Check again the summary and observe the parameters from the previous model

In [None]:
model.summary()

Model: "sequential_5"
_________________________________________________________________
 Layer (type)                Output Shape              Param #   
 conv2d_6 (Conv2D)           (None, 26, 26, 32)        320       
                                                                 
 activation_12 (Activation)  (None, 26, 26, 32)        0         
                                                                 
 conv2d_7 (Conv2D)           (None, 24, 24, 32)        9248      
                                                                 
 activation_13 (Activation)  (None, 24, 24, 32)        0         
                                                                 
 max_pooling2d_3 (MaxPoolin  (None, 12, 12, 32)        0         
 g2D)                                                            
                                                                 
 dropout_6 (Dropout)         (None, 12, 12, 32)        0         
                                                      

Train again the model using the 0 to 4 digits

In [None]:
train_model(model,
            (x_train_lt5, y_train_lt5),
            (x_test_lt5, y_test_lt5), num_classes)

x_train shape: (30596, 28, 28, 1)
30596 train samples
5139 test samples
Epoch 1/5
Epoch 2/5
Epoch 3/5
Epoch 4/5
Epoch 5/5
Training time: 0:01:19.823630
Test score: 1.306450366973877
Test accuracy: 0.7851722240447998


The training and evaluation of this neural network model is divided in two phases: first, with only a subset of layers (5-9) trained while freezing earlier layers, and second, with the entire model trained. The second phase, where the entire model was trained, showed better performance in terms of accuracy on both training and test datasets compared to the first phase. Additionally, the training time for the second phase was shorter. This means that training the entire model without freezing any layers leads to better performance, likely due to the increased learning capacity from training all layers.

#### Supplementary Activity
Now write code to reverse this training process. That is, you will train on the digits 0-4, and then finetune only the last layers on the digits 5-9.

In [None]:
model_sup = Sequential(feature_layers + classification_layers)

We first train the model on digits 0-4 (x_train_lt5, y_train_lt5).

In [None]:
train_model(model_sup,
            (x_train_lt5, y_train_lt5),
            (x_test_lt5, y_test_lt5), num_classes)

x_train shape: (30596, 28, 28, 1)
30596 train samples
5139 test samples
Epoch 1/5
Epoch 2/5
Epoch 3/5
Epoch 4/5
Epoch 5/5
Training time: 0:01:22.918334
Test score: 0.8666096925735474
Test accuracy: 0.8865538239479065


In [None]:
for l in feature_layers:
    l.trainable = False

Setting trainable to False for the layers in feature_layers effectively freezes these layers during training.

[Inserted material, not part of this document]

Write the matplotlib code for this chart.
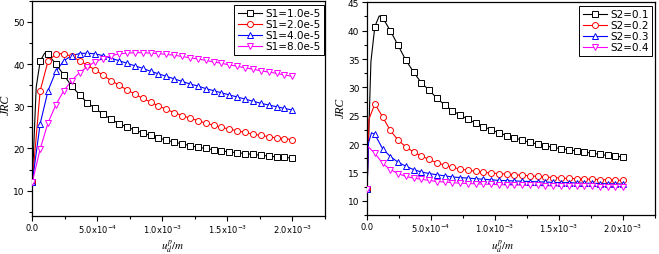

This helps keep the features they've learned intact.

In [None]:
model_sup.summary()

Model: "sequential_6"
_________________________________________________________________
 Layer (type)                Output Shape              Param #   
 conv2d_6 (Conv2D)           (None, 26, 26, 32)        320       
                                                                 
 activation_12 (Activation)  (None, 26, 26, 32)        0         
                                                                 
 conv2d_7 (Conv2D)           (None, 24, 24, 32)        9248      
                                                                 
 activation_13 (Activation)  (None, 24, 24, 32)        0         
                                                                 
 max_pooling2d_3 (MaxPoolin  (None, 12, 12, 32)        0         
 g2D)                                                            
                                                                 
 dropout_6 (Dropout)         (None, 12, 12, 32)        0         
                                                      

We are now training the model (model_sup) on the subset of the MNIST dataset containing images of digits 5-9.

In [None]:
train_model(model_sup,
            (x_train_gte5, y_train_gte5),
            (x_test_gte5, y_test_gte5), num_classes)

x_train shape: (29404, 28, 28, 1)
29404 train samples
4861 test samples
Epoch 1/5
Epoch 2/5
Epoch 3/5
Epoch 4/5
Epoch 5/5
Training time: 0:01:18.572260
Test score: 1.0288006067276
Test accuracy: 0.7494342923164368


For the subset 0-4:
* It achieved higher accuracy on both the training and test datasets.
* It also has longer training time compared to the subset 5-9
* Test accuracy reached 0.8865


As for the subset 5-9:
* It has lower accuracy compared to subset 0-4 on both training and test datasets.
* It has shorter training time
* The test accuracy reached 0.7494

## Conclusion


In this activity, we used Keras to create Convolutional Neural Networks or CNNs models, aimed at classifying handwritten digits from the MNIST dataset. We divided the dataset into two groups, one for numbers less than 5 and another for numbers 5 and above. For each group, we trained a separate model to learn from the data. During training, we also froze some layers in the models, which means we stopped them from learning further. This was done to ensure that the early layers, responsible for recognizing basic features, retained their knowledge. After training, we evaluated the models' accuracy on new, unseen data.